Ce navire amiral hébergera donc un tiers des 19 établissements d'enseignement supérieur qui ont signé ces quatre dernières années avec Grasse Campus, le dispositif chapeauté par la communauté d'agglomération du Pays de Grasse qui organise depuis 2018 l'implantation des nouvelles offres de formation et la vie estudiantine qui va avec.
Des formations au service du développement économique du territoire
Au total, 30 formations diplômantes seront proposées en septembre 2022, suivies par plus de 800 étudiants (ils étaient à peine 200 il y a cinq ans). Un certain nombre de cursus répondent assez logiquement aux besoins des entreprises de la filière Arômes, Parfums, Cosmétiques. "Une de nos grandes priorités, c'est le soutien au tissu économique, l'accompagnement de notre écosystème phare et de toute sa chaîne de valeur qui sont en recherche de profils précis", rappelle Jérôme Viaud. D'où l'accueil, au-delà des masters cités plus haut, de l'Ecole Supérieure du Parfum qui propose un cursus de cinq ans autour des métiers de la parfumerie avec une spécialisation en aromathérapie et phytothérapie.
D'où aussi, l'arrivée annoncée en février de l'IDRAC Business School avec 2 formations dédiées au commerce international, dont l'une spécialisée dans le marketing management en alternance, afin de "répondre à une très forte demande de l'industrie des arômes et des parfums", précise Valérie Loubat, directrice de Grasse Campus. Dont "l'objectif est de construire des parcours divers, complets jusqu'au bac+5 qui permettent de se former de bout en bout sur notre territoire".
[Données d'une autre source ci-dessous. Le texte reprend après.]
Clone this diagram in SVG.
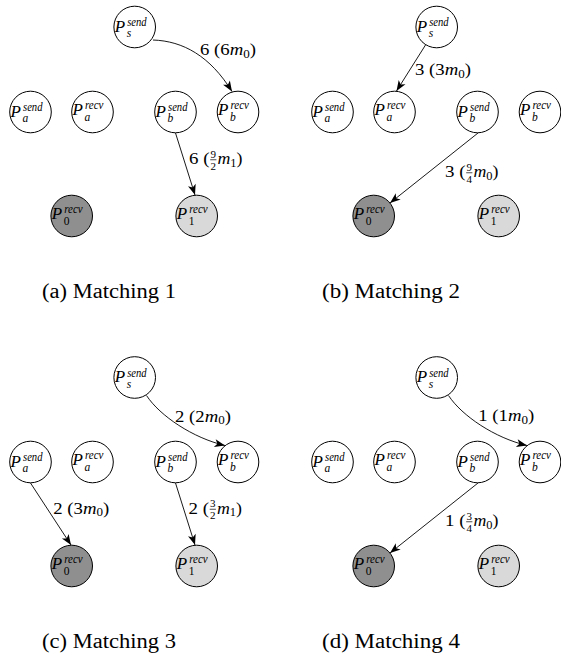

Cette logique ne se limite pas à la filière Arômes et Parfums, et cherche à se dupliquer sur d'autres domaines de compétence : l'ingénierie, le commerce et la gestion, l'hôtellerie et la restauration ainsi que les Arts et Humanités que Grasse Campus souhaiterait compléter par un diplôme bac+5 autour du patrimoine. "Nous ne sommes pas dans une logique d'hyper spécialisation, ce que nous voulons, c'est permettre un large choix de formations, évidemment en cohérence avec les forces du territoire, afin de générer une attractivité locale certes, mais aussi nationale et internationale", relève la directrice.
Vecteur de changement
Vecteur d'attractivité, la transformation du centre historique en campus à l'anglo-saxonne est aussi perçue comme un vecteur de renouvellement urbain. Au niveau patrimonial, bien sûr, avec l'idée de se réapproprier les édifices emblématiques, pour la plupart dormants, afin de les affecter à des fonctions d'enseignement et de laboratoire. En atteste l'étude lancée l'an passé, consacrée au devenir de l'ancien couvent de la Visitation, qui vise à y valider la cohabitation de diverses activités dont une partie enseignement supérieur sur environ 700 m². Au total, ce sont une demi-douzaine de sites, tous placés dans un rayon de 600 m, qui devraient à terme composer le campus grassois.
Au niveau populationnel, également. "Nous sommes convaincus que le développement de l'enseignement supérieur et de la recherche en centre-ville va donner un nouvel élan à la mixité en permettant à la fois de fixer la jeunesse grassoise sur le centre historique et de l'irriguer avec des publics extérieurs, nationaux et internationaux", souligne Jérôme Viaud, qui poursuit : "Les besoins vont évoluer. Les étudiants se logent et consomment différemment, ils veulent des lieux de vie, des bars, des restaurants, des lieux de culture aussi, des cinémas, des musées, et des lieux pour étudier, à l'instar de la médiathèque qui ouvrira ses portes en octobre 2022". Autant d'éléments qui participeront à doper le commerce de proximité, l'autre grand chantier de la collectivité.